In concluding, I would read to you the words written over half
a century ago by Rabbi Leo Baeck in his inspirational work, "This
People Israel." There Rabbi Baeck writes the following:
"Every people is chosen for a history, for a share in the history
of humanity. Each people constitutes a question which God has asked.
And each people in its deeds and in its actions must answer."
"But more history has been assigned to this people Israel than
to any other people. God's question speaks stronger here. The word
of the one God has penetrated this people from its beginning. For
when the commandment of God awakes in human beings freedom also
opens its eyes and where freedom commences history begins. A difficult
task has been assigned this people in history."

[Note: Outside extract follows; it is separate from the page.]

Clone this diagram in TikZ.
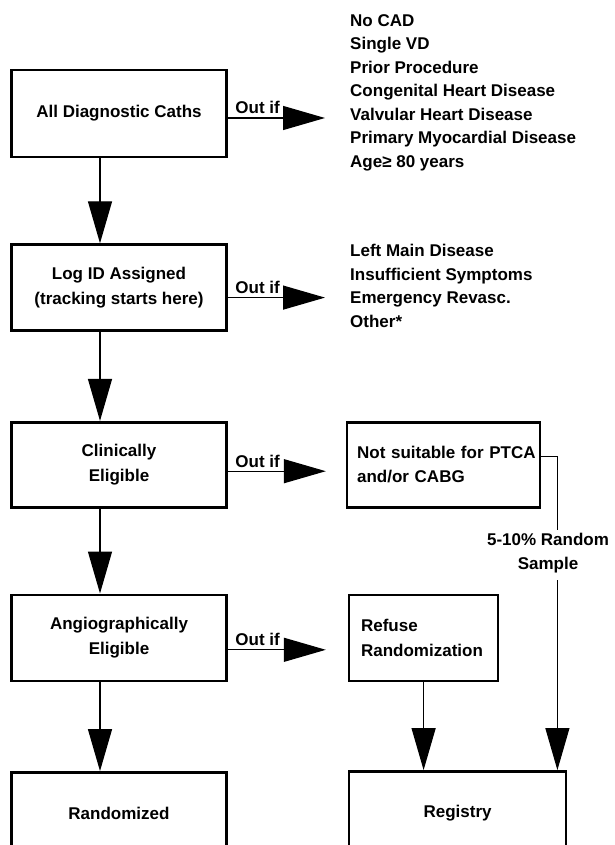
\documentclass[tikz,border=0pt]{standalone}
\usepackage{fontspec}
\setmainfont{Liberation Sans}
\usepackage{tikz}
\usetikzlibrary{arrows.meta, positioning}
\newcommand{\flowfont}{\fontsize{17}{24.5}\selectfont\bfseries}
\newcommand{\listfont}{\fontsize{17}{23.5}\selectfont\bfseries}

\begin{document}
\begin{tikzpicture}[
  x=1pt, y=-1pt,
  stage/.style={draw, line width=2.6pt, minimum width=215pt, minimum height=86pt,
                inner sep=0pt, align=center, font=\flowfont},
  sidebox/.style={stage, align=left, inner xsep=12pt, minimum width=0pt},
  reason/.style={align=left, inner sep=0pt, anchor=north west, font=\listfont},
  outif/.style={pos=0, anchor=base west, xshift=7pt, yshift=4pt, inner sep=0pt,
                font=\flowfont},
  arrow/.style={-{Triangle[length=42pt, width=24pt]}, line width=1.3pt},
  thinline/.style={line width=1pt},
]
\path[use as bounding box] (0,0) rectangle (614,845);

%% main column
\node[stage, minimum height=87pt] (all) at (119,113.5) {All Diagnostic Caths};
\node[stage, below=85pt of all] (logid) {Log ID Assigned\\(tracking starts here)};
\node[stage, below=89pt of logid, minimum height=85pt] (clin) {Clinically\\Eligible};
\node[stage, below=85pt of clin] (angio) {Angiographically\\Eligible};
\node[stage, below=89pt of angio, minimum height=82pt] (rand) {Randomized};

%% side boxes
\node[sidebox, inner xsep=10pt, text width=173pt, minimum height=85pt,
      right=118pt of clin] (unsuit) {\mbox{Not suitable for PTCA}\\and/or CABG};
\node[sidebox, text width=125pt, right=120pt of angio] (refuse) {Refuse\\Randomization};
\node[stage, minimum width=217pt, minimum height=84pt, right=120pt of rand] (registry)
  {Registry};

%% exclusion lists
\node[reason] (excl1) at (350,14) {No CAD\\Single VD\\Prior Procedure\\
  Congenital Heart Disease\\Valvular Heart Disease\\Primary Myocardial Disease\\
  Age≥ 80 years};
\node[reason] (excl2) at (350,244) {Left Main Disease\\Insufficient Symptoms\\
  Emergency Revasc.\\Other*};

%% random sample label
\node[font=\flowfont, align=center, inner sep=0pt] (sample) at (548,553)
  {5-10\% Random\\Sample};
\coordinate (tap) at ([xshift=16pt, yshift=8pt]unsuit.east);

%% arrows
\draw[arrow] ([xshift=-19pt]all.south) -- ([xshift=-19pt]logid.north);
\draw[arrow] ([xshift=-19pt]logid.south) -- ([xshift=-19pt]clin.north);
\draw[arrow] ([xshift=-19pt]clin.south) -- ([xshift=-19pt]angio.north);
\draw[arrow] ([xshift=-19pt]angio.south) -- ([xshift=-19pt]rand.north);

\draw[arrow, shorten >=25pt] ([yshift=-4.5pt]all.east) -- node[outif] {Out if}
  ([yshift=-4.5pt]all.east -| excl1.west);
\draw[arrow, shorten >=25pt] ([yshift=-10pt]logid.east) -- node[outif] {Out if}
  ([yshift=-10pt]logid.east -| excl2.west);
\draw[arrow, shorten >=20pt] ([yshift=-6.5pt]clin.east) -- node[outif] {Out if}
  ([yshift=-6.5pt]clin.east -| unsuit.west);
\draw[arrow, shorten >=22pt] ([yshift=-12pt]angio.east) -- node[outif] {Out if}
  ([yshift=-12pt]angio.east -| refuse.west);

\draw[arrow] (refuse) -- (refuse |- registry.north);
\draw[thinline, shorten >=3pt] ([yshift=8pt]unsuit.east) -- (tap) -- (tap |- sample.north);
\draw[arrow, line width=1pt, shorten <=7pt] (tap |- sample.south) -- (tap |- registry.north);

\end{tikzpicture}
\end{document}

Yet it is a task that we at Hebrew Union College and in the Reform
Movement embrace -- and it is a challenge that I am confident we
will meet.
According to the classical Jewish liturgy, when the priests, the
kohanim, bless the people with the traditional Aaronide blessing,
they recite the following blessing: "Praised are you Adonai our
God ruler of the universe, Who has made us holy with the holiness
of Aaron, And Who commands us to bless this people Israel in love."
So once again I would say that our covenantal tradition reminds
us that human beings who are weak, frail, and subject to error of
all types are nevertheless endowed and blessed by God with a sense
of dignity that allows us to be partners with God in the very work
of creation. My hope, my prayer, my confidence is that the Hebrew
Union College-Jewish Institute of Religion will perform its role
in the ongoing history of our movement.